Клара быстро взглянула на него.
– Я думала, эльфы другие, – сказала она.
– Ах да, эльфы, феи, ведьмы из сказок, все такое. Даже Маэстро не такой, как ты воображала?
– Чуть больше. Расскажи мне о твоем родном мире.
– Что ты хочешь узнать? – спросил Петрус.
– На что он похож?
– Это мир туманов, – сказал он.
– Вы живете как в дымке?
– Нет-нет, там прекрасно все видно. Туманы живые, сквозь них видно все, что нужно, и они перемещаются по мере необходимости.
– Чьей необходимости?
– Сообщества, конечно, – ответил он.
– Сообщества эльфов? – спросила Клара.
– Сообщества вообще, – повторил Петрус, – эльфов, деревьев, камней, предков, животных.
– Все живут вместе?
– Все они – просто вместе, – ответил он. – Разъединение – это болезнь. – Он печально налил себе еще: – Увы, мы утратили рай. – Потом, скосив глаза, добавил: – С людскими историями я и сам справляюсь неплохо, но я думаю, что Маэстро объяснит тебе жизнь эльфов лучше меня.
Клара пожала плечами.
– Похоже, его не интересует, что я чувствую, – сказала она.
И, подражая Аччиавати, она процедила:
– Играй, играй дальше, я буду переворачивать страницы!
Петрус расхохотался.
– Высшие эльфы не отличаются сентиментальностью, – сказал он, – но ты дорога ему больше, чем может показаться на первый взгляд. – Он на секунду как будто задумался. Потом тихонько засмеялся и заметил: – Я вконец пьян. – И, помолчав, добавил: – Но я сделал свое дело.
Клара хотела еще кое о чем расспросить его, но он встал и, с некоторым трудом сохраняя равновесие, сказал, зевнув так, что едва не вывихнул челюсть:
– Пойдем-ка отдохнем. Грядущие дни будут суматошными.
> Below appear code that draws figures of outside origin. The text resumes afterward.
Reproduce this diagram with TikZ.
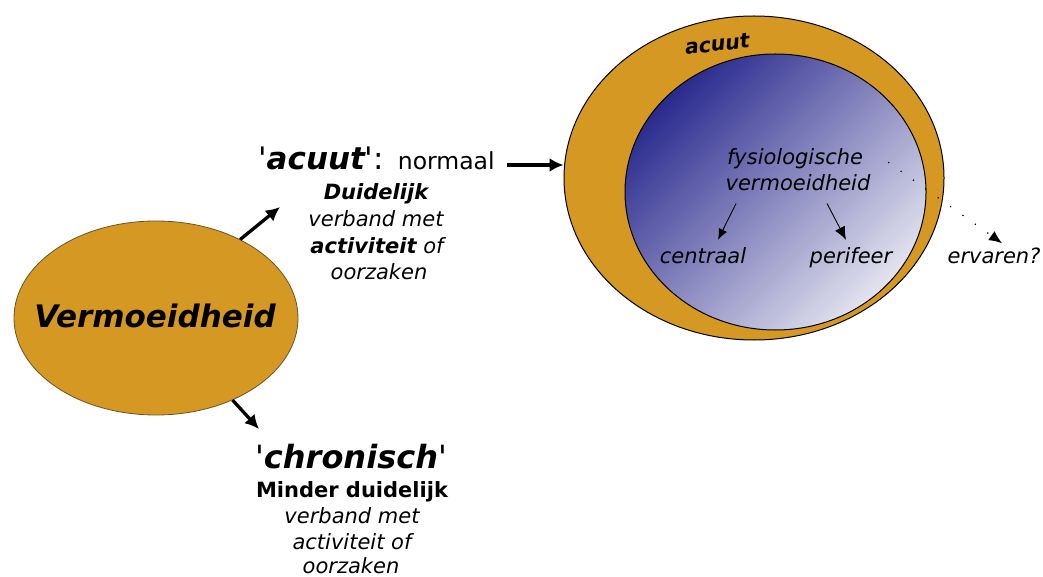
\documentclass[tikz,border=0pt]{standalone}
\usepackage{fontspec}
\setmainfont{DejaVu Sans}
\usetikzlibrary{shapes.geometric,arrows.meta}
\definecolor{ochre}{HTML}{D59822}
\definecolor{deepblue}{HTML}{2A2A8E}
\definecolor{paleblue}{HTML}{E4E4F0}
\definecolor{rimbrown}{HTML}{6A5428}
\newcommand{\fs}[1]{\fontsize{#1}{#1}\selectfont}
\newcommand{\sq}{\textquotesingle}
\begin{document}
\begin{tikzpicture}[x=1pt,y=-1pt,
  txt/.style={inner sep=0pt,anchor=base,font=\fs{21}},
  itxt/.style={txt,font=\fs{21}\itshape},
  bigarr/.style={line width=3.3pt,-{Latex[length=14pt,width=14pt]}},
  thinarr/.style={line width=0.9pt,-{Latex[length=11pt,width=9pt]}},
  blob/.style={ellipse,inner sep=0pt,fill=ochre}]
\useasboundingbox (0,0) rectangle (1043,577);

% left ellipse
\node[blob,draw=rimbrown,line width=0.8pt,minimum width=284pt,minimum height=194pt] (verm) at (156,318) {};
\node[txt,font=\fs{31}\bfseries\itshape] (vermtxt) at (155,327) {Vermoeidheid};

% big right ellipses
\node[blob,draw=black,line width=1pt,minimum width=380pt,minimum height=324pt] (outer) at (754,178) {};
\node[ellipse,inner sep=0pt,draw=black,line width=1pt,minimum width=301pt,minimum height=276pt,
      top color=deepblue,bottom color=paleblue,middle color=deepblue!50!paleblue,shading angle=45] (inner) at (775.5,192) {};
\node[txt,font=\fs{20.5}\bfseries\itshape,rotate=7] (acuutlbl) at (718,51) {acuut};

% acute text block
\node[txt,anchor=base west] (acline) at (258,170) {\fs{31}\sq{\bfseries\itshape acuut}\sq:\hspace{4pt}\fs{23.5} normaal};
\node[txt,font=\fs{21}\bfseries\itshape] (a1) at (376,200) {Duidelijk};
\node[itxt] (a2) at (376,227) {verband met};
\node[itxt] (a3) at (377,253) {{\bfseries activiteit} of};
\node[itxt] (a4) at (379,279) {oorzaken};

% chronic text block
\node[txt] (chline) at (351,468) {\fs{32}\sq{\bfseries\itshape chronisch}\sq};
\node[txt,font=\fs{21}\bfseries] (c1) at (352,497) {Minder duidelijk};
\node[itxt] (c2) at (352,523) {verband met};
\node[itxt] (c3) at (352,549) {activiteit of};
\node[itxt] (c4) at (351,573) {oorzaken};

% inner texts
\node[itxt] (fys) at (795,165) {fysiologische};
\node[itxt] (verm2) at (798,191) {vermoeidheid};
\node[itxt] (centraal) at (703,263) {centraal};
\node[itxt] (perifeer) at (851,263) {perifeer};
\node[itxt] (ervaren) at (994,263) {ervaren?};

% connectors
\coordinate (acutip) at (280,207);
\coordinate (chrtip) at (259,429);
\coordinate (nstart) at (507,165);
\draw[bigarr] (verm.43) -- (acutip);
\draw[bigarr] (verm.-47) -- (chrtip);
\draw[bigarr] (nstart) -- (outer.west |- nstart);

\draw[thinarr] ([xshift=-62pt,yshift=-12pt]verm2.south) -- ([xshift=15pt,yshift=7pt]centraal.north);
\draw[thinarr,-{Latex[length=13pt,width=11pt]}] ([xshift=29pt,yshift=-12pt]verm2.south) -- ([xshift=-5pt,yshift=7pt]perifeer.north);
\draw[line width=1.2pt,dash pattern=on 1.2pt off 14pt,-{Latex[length=13pt,width=11pt]}]
  ([xshift=25pt,yshift=-3pt]fys.east) -- ([xshift=8pt,yshift=4pt]ervaren.north);
\end{tikzpicture}
\end{document}
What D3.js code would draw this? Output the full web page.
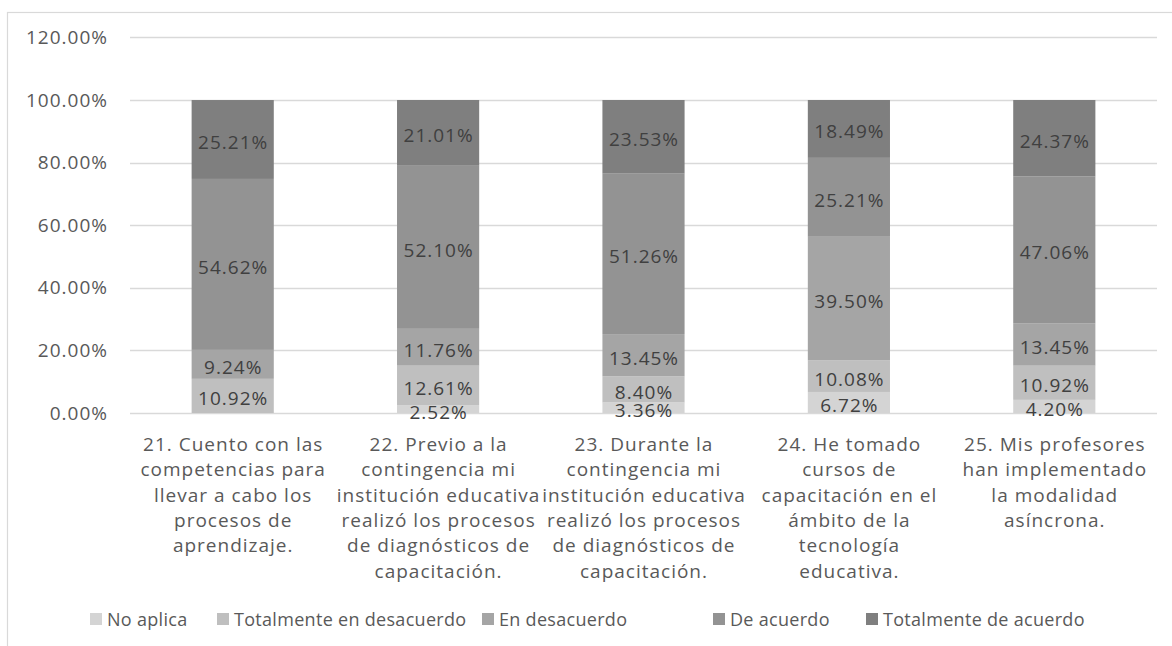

В ту ночь Клара не спала. На город падал бесконечный дождь, а ей грезилась Мария. «Я больше не увижу Евгению», – подумала она, всей душой призывая слезы облегчения, но заплакать не получилось ни днем, ни вечером, когда на вилле устроили легкий ужин. Ночь прошла в скорбной вялости. Клара не вставала с кровати, пока там, в Бургундии, отец Марии не пришел к своей дочери сказать ей то, что было ясно без слов. Слезы подступали, но все не могли пролиться, когда она следила за маленькой француженкой. Та сперва безутешно бродила по зябким комнатам, а потом по скованным льдом полям. И снова все разошлись по спальням в бездействии, которому они предпочли бы любое дело, даже драку. И настал еще один день, зависший между двух эр, и снова потянулись часы, когда Клара снова была одна. Даже Петрус не показывался. Но когда она ужинала с Леонорой, ненадолго заглянул Маэстро.